Exercise requirements >> In this exercise, print only the lines of the records below from the one with "Recreate this image" through the one with "(535,162) (640,131) (715,112)", inclusive. Pictures are not part of the copy.

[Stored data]
-- begin --

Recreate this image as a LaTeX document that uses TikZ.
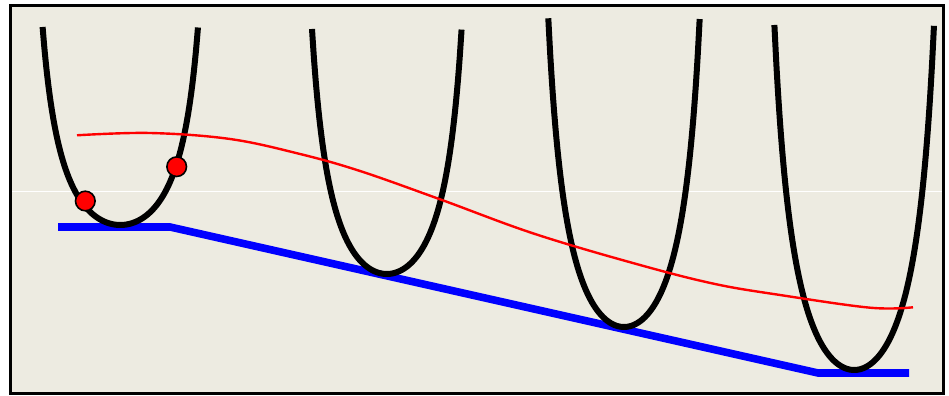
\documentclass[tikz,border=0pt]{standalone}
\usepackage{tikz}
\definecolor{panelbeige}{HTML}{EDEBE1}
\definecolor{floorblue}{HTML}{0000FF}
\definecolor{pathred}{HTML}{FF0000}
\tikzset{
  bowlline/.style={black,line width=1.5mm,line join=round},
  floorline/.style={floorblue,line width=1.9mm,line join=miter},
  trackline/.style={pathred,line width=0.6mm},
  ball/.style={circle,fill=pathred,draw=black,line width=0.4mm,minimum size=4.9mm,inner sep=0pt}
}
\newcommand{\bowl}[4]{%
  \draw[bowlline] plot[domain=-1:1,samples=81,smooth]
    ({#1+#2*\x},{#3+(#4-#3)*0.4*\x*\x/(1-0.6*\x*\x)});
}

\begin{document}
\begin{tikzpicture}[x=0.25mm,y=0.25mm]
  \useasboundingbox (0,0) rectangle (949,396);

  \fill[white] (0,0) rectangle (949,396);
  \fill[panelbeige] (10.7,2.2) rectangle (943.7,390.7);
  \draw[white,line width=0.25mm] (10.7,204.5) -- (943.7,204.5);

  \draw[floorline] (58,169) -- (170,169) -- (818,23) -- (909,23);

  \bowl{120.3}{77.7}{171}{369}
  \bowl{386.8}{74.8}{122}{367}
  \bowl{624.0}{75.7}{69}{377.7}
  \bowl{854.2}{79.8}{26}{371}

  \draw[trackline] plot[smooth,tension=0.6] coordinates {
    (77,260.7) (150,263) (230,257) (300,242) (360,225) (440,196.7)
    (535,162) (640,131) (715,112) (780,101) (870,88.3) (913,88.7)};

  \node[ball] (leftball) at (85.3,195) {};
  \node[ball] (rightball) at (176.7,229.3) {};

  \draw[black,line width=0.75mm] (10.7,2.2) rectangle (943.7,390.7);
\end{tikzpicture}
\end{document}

-- end --
-- begin --

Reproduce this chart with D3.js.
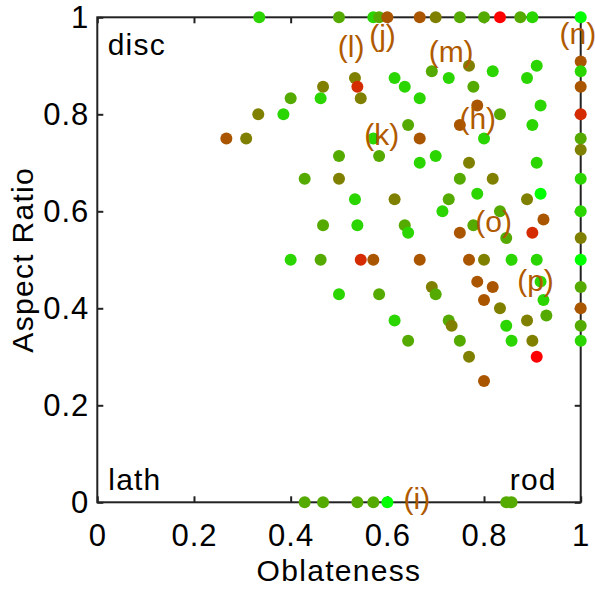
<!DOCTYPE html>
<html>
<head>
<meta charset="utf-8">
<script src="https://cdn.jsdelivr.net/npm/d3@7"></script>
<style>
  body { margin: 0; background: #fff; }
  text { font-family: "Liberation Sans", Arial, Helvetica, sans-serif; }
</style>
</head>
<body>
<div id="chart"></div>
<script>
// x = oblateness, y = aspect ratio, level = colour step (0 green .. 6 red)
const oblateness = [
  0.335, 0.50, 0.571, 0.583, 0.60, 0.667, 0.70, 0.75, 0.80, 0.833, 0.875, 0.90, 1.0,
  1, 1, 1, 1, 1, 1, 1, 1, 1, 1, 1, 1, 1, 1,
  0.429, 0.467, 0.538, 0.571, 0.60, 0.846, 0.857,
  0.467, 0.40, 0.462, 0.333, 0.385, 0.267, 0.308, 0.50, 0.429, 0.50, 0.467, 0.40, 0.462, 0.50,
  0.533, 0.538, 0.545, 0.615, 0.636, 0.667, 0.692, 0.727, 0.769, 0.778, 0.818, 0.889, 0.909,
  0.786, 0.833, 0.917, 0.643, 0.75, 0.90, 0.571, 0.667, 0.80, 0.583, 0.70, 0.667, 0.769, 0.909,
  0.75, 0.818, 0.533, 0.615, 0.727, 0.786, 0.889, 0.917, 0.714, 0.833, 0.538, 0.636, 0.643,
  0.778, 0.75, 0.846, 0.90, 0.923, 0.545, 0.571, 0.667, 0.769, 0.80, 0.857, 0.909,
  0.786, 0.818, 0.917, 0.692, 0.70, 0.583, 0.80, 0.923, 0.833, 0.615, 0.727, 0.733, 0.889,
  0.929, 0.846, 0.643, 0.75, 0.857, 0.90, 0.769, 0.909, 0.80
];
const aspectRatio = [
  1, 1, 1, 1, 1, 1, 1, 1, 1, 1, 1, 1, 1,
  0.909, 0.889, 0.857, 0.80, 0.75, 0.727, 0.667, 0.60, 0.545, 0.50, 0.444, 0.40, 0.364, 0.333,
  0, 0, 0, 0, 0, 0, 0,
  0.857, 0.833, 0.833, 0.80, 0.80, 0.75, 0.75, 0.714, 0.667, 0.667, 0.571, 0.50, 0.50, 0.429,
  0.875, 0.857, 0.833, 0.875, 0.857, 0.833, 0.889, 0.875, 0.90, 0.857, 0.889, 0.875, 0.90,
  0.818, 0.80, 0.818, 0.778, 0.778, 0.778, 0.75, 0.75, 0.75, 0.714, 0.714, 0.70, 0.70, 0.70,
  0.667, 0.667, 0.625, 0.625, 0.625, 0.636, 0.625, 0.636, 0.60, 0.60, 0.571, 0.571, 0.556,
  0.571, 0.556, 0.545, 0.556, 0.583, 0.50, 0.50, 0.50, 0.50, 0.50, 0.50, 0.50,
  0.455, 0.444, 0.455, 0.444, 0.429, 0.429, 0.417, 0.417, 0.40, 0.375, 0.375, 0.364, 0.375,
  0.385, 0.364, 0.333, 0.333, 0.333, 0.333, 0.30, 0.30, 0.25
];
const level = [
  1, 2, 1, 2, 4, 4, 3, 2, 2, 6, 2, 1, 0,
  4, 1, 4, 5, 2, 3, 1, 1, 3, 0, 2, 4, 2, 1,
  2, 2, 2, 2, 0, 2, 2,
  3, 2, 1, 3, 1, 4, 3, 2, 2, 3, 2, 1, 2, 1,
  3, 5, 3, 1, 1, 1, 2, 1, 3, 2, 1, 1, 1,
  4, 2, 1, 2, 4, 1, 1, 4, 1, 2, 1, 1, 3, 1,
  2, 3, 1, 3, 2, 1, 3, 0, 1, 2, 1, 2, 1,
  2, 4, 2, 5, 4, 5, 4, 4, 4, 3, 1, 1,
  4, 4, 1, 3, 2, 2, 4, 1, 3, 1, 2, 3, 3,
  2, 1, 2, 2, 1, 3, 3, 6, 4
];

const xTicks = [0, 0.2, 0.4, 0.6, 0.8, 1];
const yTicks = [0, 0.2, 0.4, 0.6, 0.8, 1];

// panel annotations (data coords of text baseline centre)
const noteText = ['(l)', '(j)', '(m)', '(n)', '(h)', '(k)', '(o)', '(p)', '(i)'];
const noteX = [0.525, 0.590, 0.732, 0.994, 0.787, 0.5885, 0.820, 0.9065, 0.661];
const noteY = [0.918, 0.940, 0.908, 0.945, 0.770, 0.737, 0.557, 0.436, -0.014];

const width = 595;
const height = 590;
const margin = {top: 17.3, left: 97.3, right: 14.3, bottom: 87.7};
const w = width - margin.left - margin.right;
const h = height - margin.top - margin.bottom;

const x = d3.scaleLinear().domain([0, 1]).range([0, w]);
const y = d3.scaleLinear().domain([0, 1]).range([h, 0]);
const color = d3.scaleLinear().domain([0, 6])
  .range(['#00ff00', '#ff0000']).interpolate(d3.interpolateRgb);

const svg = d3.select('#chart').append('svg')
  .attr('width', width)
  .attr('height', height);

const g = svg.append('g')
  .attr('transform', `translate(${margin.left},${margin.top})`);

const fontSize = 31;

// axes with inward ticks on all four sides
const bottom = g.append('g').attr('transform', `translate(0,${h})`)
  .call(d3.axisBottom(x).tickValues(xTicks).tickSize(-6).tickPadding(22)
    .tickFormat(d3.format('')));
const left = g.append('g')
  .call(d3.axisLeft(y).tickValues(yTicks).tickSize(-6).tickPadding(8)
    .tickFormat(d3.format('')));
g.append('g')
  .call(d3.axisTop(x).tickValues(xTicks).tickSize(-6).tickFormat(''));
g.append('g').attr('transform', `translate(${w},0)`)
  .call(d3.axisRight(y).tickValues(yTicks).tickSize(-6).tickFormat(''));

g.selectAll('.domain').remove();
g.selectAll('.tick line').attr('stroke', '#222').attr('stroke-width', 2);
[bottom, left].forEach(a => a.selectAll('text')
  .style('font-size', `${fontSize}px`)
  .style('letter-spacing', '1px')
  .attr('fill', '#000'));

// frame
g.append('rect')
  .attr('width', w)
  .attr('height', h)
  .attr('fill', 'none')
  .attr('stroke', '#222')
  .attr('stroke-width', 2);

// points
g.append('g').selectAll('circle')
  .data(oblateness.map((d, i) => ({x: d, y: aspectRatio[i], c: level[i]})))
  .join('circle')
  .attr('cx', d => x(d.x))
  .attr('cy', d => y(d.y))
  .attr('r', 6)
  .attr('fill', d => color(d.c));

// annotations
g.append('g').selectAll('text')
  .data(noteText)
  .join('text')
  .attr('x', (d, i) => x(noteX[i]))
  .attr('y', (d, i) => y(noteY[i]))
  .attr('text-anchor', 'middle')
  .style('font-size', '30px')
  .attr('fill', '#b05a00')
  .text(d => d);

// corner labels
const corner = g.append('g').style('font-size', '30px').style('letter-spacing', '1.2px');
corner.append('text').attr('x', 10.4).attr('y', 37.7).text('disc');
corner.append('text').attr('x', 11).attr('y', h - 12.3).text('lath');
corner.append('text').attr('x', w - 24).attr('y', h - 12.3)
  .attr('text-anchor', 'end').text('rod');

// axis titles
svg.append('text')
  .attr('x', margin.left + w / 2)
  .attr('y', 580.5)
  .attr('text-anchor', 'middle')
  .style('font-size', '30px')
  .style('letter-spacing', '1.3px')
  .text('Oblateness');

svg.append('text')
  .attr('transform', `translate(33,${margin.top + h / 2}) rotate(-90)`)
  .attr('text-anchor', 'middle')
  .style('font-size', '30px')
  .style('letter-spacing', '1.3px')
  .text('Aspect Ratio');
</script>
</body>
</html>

-- end --

Task result >>
Recreate this image as a LaTeX document that uses TikZ.
\documentclass[tikz,border=0pt]{standalone}
\usepackage{tikz}
\definecolor{panelbeige}{HTML}{EDEBE1}
\definecolor{floorblue}{HTML}{0000FF}
\definecolor{pathred}{HTML}{FF0000}
\tikzset{
  bowlline/.style={black,line width=1.5mm,line join=round},
  floorline/.style={floorblue,line width=1.9mm,line join=miter},
  trackline/.style={pathred,line width=0.6mm},
  ball/.style={circle,fill=pathred,draw=black,line width=0.4mm,minimum size=4.9mm,inner sep=0pt}
}
\newcommand{\bowl}[4]{%
  \draw[bowlline] plot[domain=-1:1,samples=81,smooth]
    ({#1+#2*\x},{#3+(#4-#3)*0.4*\x*\x/(1-0.6*\x*\x)});
}

\begin{document}
\begin{tikzpicture}[x=0.25mm,y=0.25mm]
  \useasboundingbox (0,0) rectangle (949,396);

  \fill[white] (0,0) rectangle (949,396);
  \fill[panelbeige] (10.7,2.2) rectangle (943.7,390.7);
  \draw[white,line width=0.25mm] (10.7,204.5) -- (943.7,204.5);

  \draw[floorline] (58,169) -- (170,169) -- (818,23) -- (909,23);

  \bowl{120.3}{77.7}{171}{369}
  \bowl{386.8}{74.8}{122}{367}
  \bowl{624.0}{75.7}{69}{377.7}
  \bowl{854.2}{79.8}{26}{371}

  \draw[trackline] plot[smooth,tension=0.6] coordinates {
    (77,260.7) (150,263) (230,257) (300,242) (360,225) (440,196.7)
    (535,162) (640,131) (715,112) (780,101) (870,88.3) (913,88.7)};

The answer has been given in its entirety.